II. Incorporating Rosemary in Savory Dishes (The Robust Choice)
Rosemary is resilient and stands up well to high heat and long simmering periods. It pairs beautifully with roasted meats, root vegetables, and hearty sauces.
- For Roasts (Lamb, Chicken, Potatoes): Gently crush whole sprigs of fresh rosemary with the flat of a knife to release the essential oils. Rub these directly onto the surface of the meat or scatter them around vegetables before roasting.
- Infusing Oils and Fats: Add whole sprigs of rosemary to olive oil or melted butter over very low heat (do not let it smoke). Allow it to steep for 15-20 minutes off the heat before using the infused oil for dressings or sautéing.
- In Marinades and Rubs: Finely chop fresh rosemary needles or use dried, ground rosemary in dry rubs for steaks or pork shoulder. Combine with garlic, salt, and pepper. Allow the meat to marinate for at least 4 hours.
- Dosage Guideline: For an average family-sized roast (about 3 lbs), start with 2-3 medium sprigs of fresh rosemary or 1 teaspoon of dried.
III. Incorporating Lavender in Savory Dishes (The Delicate Touch)
Lavender is potent. The goal is to add a subtle aromatic whisper, not a dominant perfume. Overuse results in flavors reminiscent of soap or perfume.
- Creating Herb Blends (Herbes de Provence Style): Lavender is best utilized as part of a blend. Mix dried lavender buds with thyme, oregano, and marjoram. Use this blend sparingly on grilled fish or chicken.
- Infusing Finishing Salts: This is the safest method for beginners. Gently crush 1 teaspoon of dried culinary lavender buds with 1 cup of coarse sea salt using a mortar and pestle.

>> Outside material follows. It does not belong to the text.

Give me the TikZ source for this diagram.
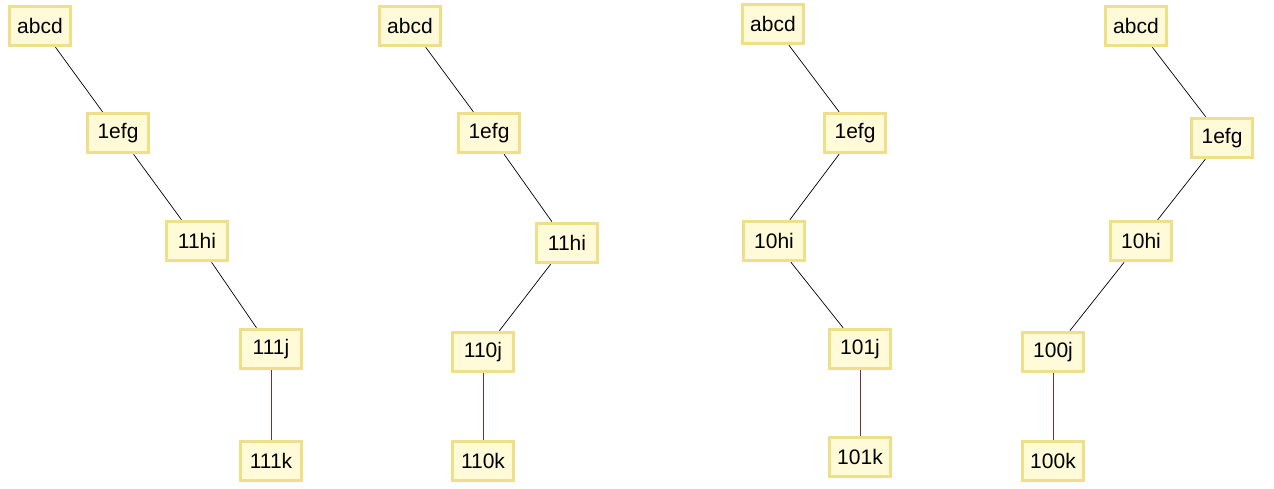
\documentclass[tikz,border=0pt]{standalone}
\usepackage{fontspec}
\setmainfont{Liberation Sans}
\definecolor{boxfill}{HTML}{FFFBD8}
\definecolor{boxline}{HTML}{EEDF88}
\definecolor{vline}{HTML}{6A3535}
\begin{document}
\begin{tikzpicture}[x=1pt,y=-1pt,
  tn/.style={draw=boxline,fill=boxfill,line width=3.5pt,minimum width=61pt,minimum height=39pt,inner sep=2pt,font=\fontsize{21}{24}\selectfont},
  dl/.style={draw=black,line width=0.7pt},
  vl/.style={draw=vline,line width=0.9pt}]
\useasboundingbox (0,0) rectangle (1274,489);
% tree 1
\node[tn] (a1) at (40,26) {abcd};
\node[tn] (b1) at (118,133) {1efg};
\node[tn] (c1) at (197,241) {11hi};
\node[tn] (d1) at (271,349) {111j};
\node[tn] (e1) at (271,461) {111k};
% tree 2
\node[tn] (a2) at (410,26) {abcd};
\node[tn] (b2) at (489,133) {1efg};
\node[tn] (c2) at (567,243) {11hi};
\node[tn] (d2) at (483,352) {110j};
\node[tn] (e2) at (483,461) {110k};
% tree 3
\node[tn] (a3) at (773,24) {abcd};
\node[tn] (b3) at (855,133) {1efg};
\node[tn] (c3) at (774,241) {10hi};
\node[tn] (d3) at (860,349) {101j};
\node[tn] (e3) at (860,457) {101k};
% tree 4
\node[tn] (a4) at (1136,26) {abcd};
\node[tn] (b4) at (1222,138) {1efg};
\node[tn] (c4) at (1141,241) {10hi};
\node[tn] (d4) at (1053,352) {100j};
\node[tn] (e4) at (1053,461) {100k};
\foreach \t in {1,2,3,4}{
  \draw[dl] (a\t) -- (b\t);
  \draw[dl] (b\t) -- (c\t);
  \draw[dl] (c\t) -- (d\t);
  \draw[vl] (d\t) -- (e\t);
}
\end{tikzpicture}
\end{document}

Let the mixture cure for a week. Use this lavender salt to finish roasted vegetables or goat cheese.
- In Sauces and Stocks: Add a single, small sprig of fresh lavender (or 1/4 teaspoon of dried buds tied in cheesecloth) to slow-simmering stocks or creamy sauces (like béchamel) destined for seafood or poultry. Remove the herb entirely before serving.
- Dosage Guideline: Never exceed 1/2 teaspoon of dried lavender buds per pound of main ingredient or per quart of liquid in a long-cooked dish. For finishing, a light dusting is sufficient.

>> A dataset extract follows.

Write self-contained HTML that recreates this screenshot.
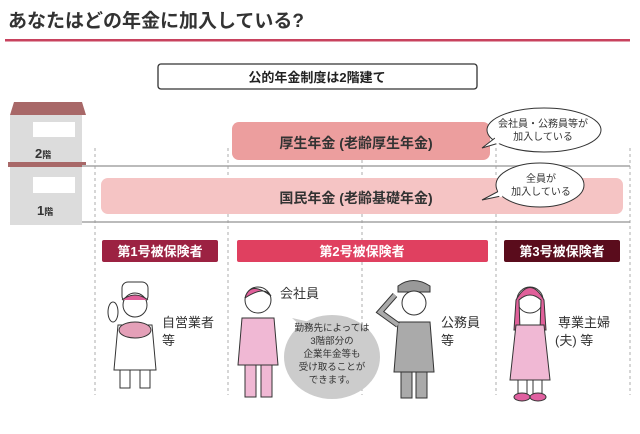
<!DOCTYPE html>
<html><head><meta charset="utf-8"><style>
body{margin:0;width:640px;height:429px;background:#fff;overflow:hidden;font-family:"Liberation Sans","Noto Sans CJK JP",sans-serif}
</style></head><body>
<svg width="640" height="429" viewBox="0 0 640 429" xmlns="http://www.w3.org/2000/svg" font-family="Liberation Sans, Noto Sans CJK JP, sans-serif">
<text x="8" y="27" font-size="19" font-weight="bold" fill="#333">あなたはどの年金に加入している?</text>
<rect x="5" y="39" width="625" height="2.5" fill="#c8425e"/>
<rect x="158" y="64" width="319" height="25" rx="3" fill="#fff" stroke="#333" stroke-width="1.3"/>
<text x="317" y="82" font-size="13" font-weight="bold" fill="#222" text-anchor="middle">公的年金制度は2階建て</text>
<polygon points="14,102 82,102 86,115 10,115" fill="#a86868"/>
<rect x="10" y="115" width="72" height="110" fill="#dcdcdc"/>
<rect x="33" y="122" width="42" height="15" fill="#fff"/>
<rect x="33" y="177" width="42" height="16" fill="#fff"/>
<rect x="8" y="162" width="78" height="5" fill="#a86868"/>
<text x="35" y="158" font-size="13" font-weight="bold" fill="#333">2<tspan font-size="9">階</tspan></text>
<text x="37" y="215" font-size="13" font-weight="bold" fill="#333">1<tspan font-size="9">階</tspan></text>
<rect x="82" y="165" width="548" height="2" fill="#bbb"/>
<rect x="82" y="221" width="548" height="2" fill="#bbb"/>
<g stroke="#999" stroke-width="0.8" stroke-dasharray="3,3">
<line x1="95" y1="148" x2="95" y2="395"/><line x1="228" y1="148" x2="228" y2="395"/>
<line x1="362" y1="148" x2="362" y2="395"/><line x1="496" y1="148" x2="496" y2="395"/>
<line x1="630" y1="148" x2="630" y2="395"/>
</g>
<rect x="232" y="122" width="258" height="38" rx="7" fill="#ec9e9e"/>
<text x="356" y="148" font-size="14" font-weight="bold" fill="#333" text-anchor="middle">厚生年金 (老齢厚生年金)</text>
<rect x="101" y="178" width="522" height="36" rx="7" fill="#f5c4c4"/>
<text x="356" y="203" font-size="14" font-weight="bold" fill="#333" text-anchor="middle">国民年金 (老齢基礎年金)</text>
<ellipse cx="544" cy="130" rx="57" ry="22" fill="#fff" stroke="#333" stroke-width="1"/>
<path d="M495,138 L482,148 L499,143" fill="#fff" stroke="#333" stroke-width="1"/>
<path d="M496,136 L498,144" stroke="#fff" stroke-width="3"/>
<ellipse cx="540" cy="185" rx="44" ry="22" fill="#fff" stroke="#333" stroke-width="1"/>
<path d="M499,191 L482,200 L501,196" fill="#fff" stroke="#333" stroke-width="1"/>
<path d="M499,189 L501,197" stroke="#fff" stroke-width="3"/>
<g font-size="10" fill="#333" text-anchor="middle">
<text x="543" y="127">会社員・公務員等が</text><text x="543" y="140">加入している</text>
<text x="541" y="182">全員が</text><text x="541" y="195">加入している</text>
</g>
<rect x="102" y="240" width="116" height="22" rx="2" fill="#9c2242"/>
<rect x="237" y="240" width="251" height="22" rx="2" fill="#e04060"/>
<rect x="504" y="240" width="116" height="22" rx="2" fill="#5a0c1c"/>
<g font-size="13" font-weight="bold" fill="#fff" text-anchor="middle">
<text x="160" y="256">第1号被保険者</text><text x="362" y="256">第2号被保険者</text><text x="562" y="256">第3号被保険者</text>
</g>
<g stroke="#333" stroke-width="1">
<rect x="122" y="282" width="26" height="20" rx="6" fill="#fff"/>
<circle cx="135" cy="305" r="12" fill="#fff"/>
<path d="M122,300 Q135,290 148,300" fill="#e0609a"/>
<path d="M118,325 L152,325 L156,370 L114,370 Z" fill="#fff"/>
<ellipse cx="135" cy="330" rx="16" ry="8" fill="#e4a0b8"/>
<rect x="120" y="370" width="10" height="18" fill="#fff"/><rect x="140" y="370" width="10" height="18" fill="#fff"/>
<ellipse cx="113" cy="312" rx="5" ry="10" fill="#fff"/>
<circle cx="258" cy="300" r="13" fill="#fff"/>
<path d="M245,298 Q250,280 271,296 Q265,285 245,298" fill="#e0609a"/>
<path d="M242,318 L274,318 L278,365 L238,365 Z" fill="#f0b8d4"/>
<rect x="245" y="365" width="11" height="32" fill="#f0b8d4"/><rect x="261" y="365" width="11" height="32" fill="#f0b8d4"/>
<path d="M398,286 Q413,275 430,286 L430,292 L398,292 Z" fill="#999"/>
<circle cx="414" cy="303" r="12" fill="#fff"/>
<path d="M398,322 L430,322 L434,372 L394,372 Z" fill="#aaa"/>
<rect x="401" y="372" width="11" height="26" fill="#aaa"/><rect x="416" y="372" width="11" height="26" fill="#aaa"/>
<path d="M398,325 L380,312 L395,295" fill="none" stroke="#333" stroke-width="6"/>
<path d="M398,325 L380,312 L395,295" fill="none" stroke="#aaa" stroke-width="4"/>
<circle cx="530" cy="300" r="13" fill="#fff"/>
<path d="M516,300 Q530,275 544,300 L546,330 L540,330 L541,300 Q530,290 519,300 L520,330 L514,330 Z" fill="#e0609a"/>
<path d="M516,325 L544,325 L550,380 L510,380 Z" fill="#f0b8d4"/>
<rect x="518" y="380" width="9" height="14" fill="#fff"/><rect x="533" y="380" width="9" height="14" fill="#fff"/>
<ellipse cx="522" cy="397" rx="8" ry="4" fill="#e060a0"/><ellipse cx="538" cy="397" rx="8" ry="4" fill="#e060a0"/>
</g>
<path d="M300,325 L292,318 L310,322 Z" fill="#ccc"/>
<ellipse cx="332" cy="357" rx="48" ry="42" fill="#ccc"/>
<g font-size="9.5" fill="#333" text-anchor="middle">
<text x="332" y="331">勤務先によっては</text><text x="332" y="344">3階部分の</text><text x="332" y="357">企業年金等も</text><text x="332" y="370">受け取ることが</text><text x="332" y="383">できます。</text>
</g>
<g font-size="13" fill="#333">
<text x="162" y="327">自営業者</text><text x="162" y="345">等</text>
<text x="280" y="298">会社員</text>
<text x="441" y="327">公務員</text><text x="441" y="345">等</text>
<text x="558" y="327">専業主婦</text><text x="555" y="345">(夫) 等</text>
</g>
</svg>
</body></html>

IV. Direct Comparison and Application Scenarios
Deciding which herb to use depends entirely on the target flavor profile and the cooking method involved.
- Meats: Rosemary excels with lamb, beef, and game due to its resinous quality that cuts through fat. Lavender works surprisingly well with duck or lighter poultry when balanced with citrus.
- Vegetables: Rosemary is superb with potatoes, onions, and carrots. Lavender complements asparagus, peas, and fennel when used in a very light vinaigrette.
- Cooking Time: Rosemary thrives in long, slow cooking (braising, roasting). Lavender should generally be added in the last 15 minutes of cooking or used post-cooking to preserve its delicate volatile oils.
In conclusion, mastering savory cooking with these two herbs means respecting their power. Rosemary is the workhorse, adding depth and earthiness to hearty fare. Lavender is the accent, providing sophisticated floral high notes when handled with extreme caution. Experimentation, starting with minimal amounts of lavender, will ultimately lead to perfectly balanced, memorable savory dishes.